Redatto il 28 giugno, aggiornato il 18 luglio 2024
Codice a barre, 22 multinazionali lo sostituiranno con il QR code standard GS1
di Caterina Maconi
Il passaggio, che vorrebbero fungesse da apripista, avverrà entro la fine del 2027. Dalle informazioni nutrizionali a quelle sulla sostenibilità: le novità dello strumento
Codici 2D di nuova generazione che possono contenere una grande quantità di informazioni sui prodotti e renderle facilmente accessibili tramite smartphone. Sono 22 le multinazionali del largo consumo ad aver firmato una dichiarazione congiunta per chiedere che retailer e produttori adottino, entro dicembre 2027, i QR code standard GS1 al posto dei codici a barre tradizionali. A differenza di questi ultimi, i QR code possono collegare i consumatori a una mole di dettagli tecnici sulla referenza che si sta acquistando, come istruzioni per l’uso e il riciclo, indicazioni sulla sicurezza, informazioni nutrizionali e certificazioni. Potrebbero migliorare poi la tracciabilità e promuovere l’efficienza attraverso la catena di fornitura, consentendo allo stesso tempo la scansione alla cassa.

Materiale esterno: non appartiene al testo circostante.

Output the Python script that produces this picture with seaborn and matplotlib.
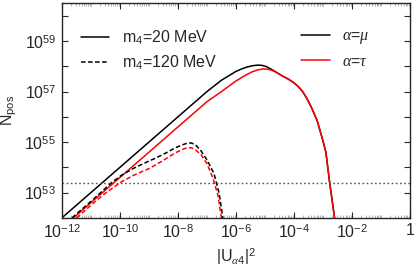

La proposta arriva esattamente 50 anni dopo il 26 giugno 1974, giorno in cui il codice a barre passava per la prima volta dalla cassa di un supermercato nella città di Troy, in Ohio, sulla confezione di chewing-gum Wrigley’s al gusto juicy fruit. Da Barilla a L’Oréal, da Mondelez a Nestlé, da 7-Eleven a Carrefour, e poi Lidl, Metro, Migros fino ad Alibaba.com, le aziende che si sono impegnate nel progetto QR code – insieme hanno un valore di mercato di oltre 1,5 trilioni di dollari e operano il 160 Paesi – dovranno valutare tecnologia e processi interni per sfruttare le potenzialità dei nuovi codici, aggiungere informazioni più dettagliate sul prodotto, anche in modo graduale per consentire di pianificare le modifiche. Necessario anche uno sforzo coordinato tra produttori e distributori: i produttori dovranno iniziare a implementare i QR code standard GS1 sulle confezioni dei loro prodotti, mentre i retailer dovranno assicurarsi che gli scanner delle casse nei loro punti vendita siano attrezzati per leggerli.
In Italia si contano oltre 350mila prodotti di largo consumo confezionato dotati di codice a barre GS1, che vengono passati 32,4 miliardi di volte l’anno alle casse di supermercati, ipermercati e punti vendita a libero servizio per un totale di 2,7 miliardi di scontrini emessi. Con il passaggio a un nuovo standard, gli attori coinvolti sperano di favorire scelte più consapevoli e smart, potendo superare – per dare informazioni – il limite dello spazio disponibile sul packaging dei prodotti, migliorando l’esperienza del consumatore collegandolo a informazioni aggiuntive sul web, come video tutorial, consigli d’uso, ricette. Sarebbe, dicono, un veicolo per meglio comunicare la sostenibilità, ovvero la provenienza di un prodotto, i suoi componenti, l’impronta di carbonio e indicazioni sul riciclo o il riutilizzo degli imballaggi. E per dare informazioni normative, consigli su allergie e date di scadenza, consentendo di respingere alla cassa gli alimenti scaduti e di vendere quelli prossimi alla scadenza a prezzi ridotti, con conseguente riduzione degli sprechi alimentari.
Nota bene che c’è una parte del Paese che è ferma ancora prima del codice a barre, questa bottiglia, che ho acquistato recentemente in Toscana, è prezzata come lo facevo io da Carrefour, nel 1979, ben prima che entrassi a lavorare in Esselunga.
L’Italia ha decisamente bisogno di una spinta tecnologica che colmi il divario creatosi negli ultimi anni nei confronti soprattutto degli Stati Uniti.